There are a few things. My biggest stressor is cost of living, the price of food mainly – it is ridiculous – but also the falling Australian dollar.
I purchase my CCTV units from China, where everything is priced in the US dollar. So when the Australian dollar falls it really affects my bottom line. The cost to import stock now takes an extra two months to earn back from installs and rental than it did when the old owner was purchasing. Then, on top of that, builders don’t always pay invoices on time.
I also think the price of housing is stressful right now, because we would like to buy a house that is on a bigger block to have more room for the girls as they get older.
What are your hopes for the coming year?
I want to grow the business, but I don’t want to take on more debt.

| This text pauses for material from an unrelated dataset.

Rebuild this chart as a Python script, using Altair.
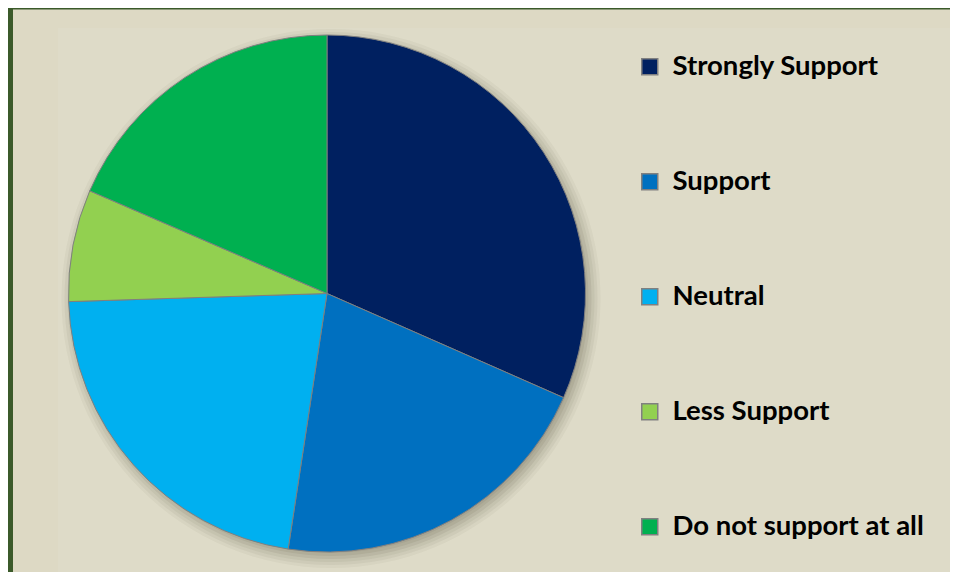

So, I have to decide if I keep grinding through 12-hour days split between two jobs. The work is there, there is no doubt, but it is just about whether the timing is right. We want more time with family, more time in the water. But for now, there are bills to pay and a business to run.
Are you generally optimistic or pessimistic about the future?
I am optimistic. But I am worried about climate change and the future for our kids. It is a big pusher for us, in terms of political views and who to vote [for]. There is contradicting evidence about windfarms and solar and I’m not sure about nuclear energy. I feel like our time has passed now and, if we were going to get into nuclear power, we should have done it 10 years ago, like other countries.
Do you think life was better for your parents than it is for you?
This is a tough question – I lost my dad at a young age and was brought up in a single-parent home by my mum with my two sisters. My mum is the most amazing person in the world and would do anything for us kids. I believe if my dad was still around when we were growing up, with two incomes things would have been comfortable. That wasn’t the case and we scraped by. Comparing that to what I have now with a two-income household and a business, I feel like we are living a pretty good life.
Where do you get your information about current events?
I don’t trust social media for news, I don’t believe anything I read on social media. ABC is my main source of news that I read when I’m at work. I read it online and I don’t pay for any sort of news subscription. I like podcasts and I listen to a lot of business podcasts. I do listen to a lot of ABC news on the radio.
Who will you vote for and why?
I have always been a real Greens and Labor voter. I don’t like Peter Dutton – like the other week when he said that he doesn’t feel the pressure to cut the [interest] rates, but he criticised the Albanese government for not doing enough to cut the costs of living.
And the fact that he said that if he was prime minister he wouldn’t stand in front of the Aboriginal flag. Well, that is just rude. I don’t think you need to be disrespectful to Aboriginal and Torres Strait Islander people. I feel like he has come out trying to look like Trump in the last couple of weeks.
So, I will go with Labor at the federal election.